Metadata for an intended use by the operational staff
Over the last 10 years, we have seen a multiplication of technologies revolving around digital, whether hardware (smartphone, fiber, …) or software (operating system, CRM, …). This evolution can also be seen in organizations that are increasingly adopting these new technologies, which generates a multiplication of data within organizations.
Among all the technological innovations introduced on the market that exploit information on the use of data or metadata, the Data Catalog proposes to associate the one resulting from a technical context (e.g. use through the implementation of operational, decision-making, analytical systems, AI, data integration, files, etc.) with the one resulting from a business context (e.g. use through a requirement, discourse, law, regulatory text, etc.).
Thus, we notice that the use of common terms (e.g. customer, username, etc.), whether related to the professions, solutions, or technologies of the company, increases misunderstandings and miscommunication.
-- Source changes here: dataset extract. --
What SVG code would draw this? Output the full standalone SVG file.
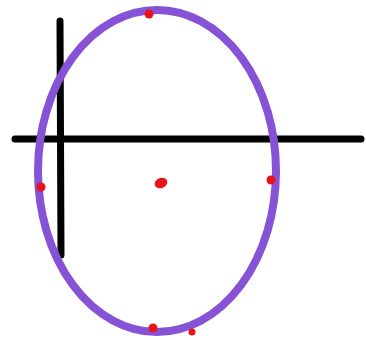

In fact, the notion of “Catalog” has long accompanied people in charge of manipulating data associated with a process or the discourse of a language used in the company. This data was not necessarily linked to a system. It was rather associated with an initiative (or intended collaboration) on a perimeter of analysis or in one or more business areas of the organization.
The purpose of this glossary was to facilitate communication between all stakeholders in an initiative.
For this reason, the collection of different types of metadata associated with intended use in these contexts is necessary.
We can talk in particular about descriptive metadata that allows to:
● Discover data for new people entering the organization,
● Identify data for specific analysis and study needs,
● Understand the meaning of each data in a table.
Metadata for one or more implementations
The notion of data is frequently associated with its implementation in an application or classification specific to one or more areas of the organization (e.g. categories and types of products, customers …).
This data has a description of concepts, terms, definitions, but also structural, syntactic, and semantic characteristics as well as authorized values specific to its use in different implementations.
This description of the company’s data could be the subject of an inventory of terms and implementation features- metadata associated with a specific initiative – and was often referred to as a data dictionary.
In this context, we can talk about technical metadata, administrative metadata, structural metadata, and many others that allow multiple uses of metadata:
● Understand the relationships between families of data in the same domain,
● Visualize the logical structure of multi-domain data models,
● Know the types and versions of information in IS tools,
● Keep historical information of stored data.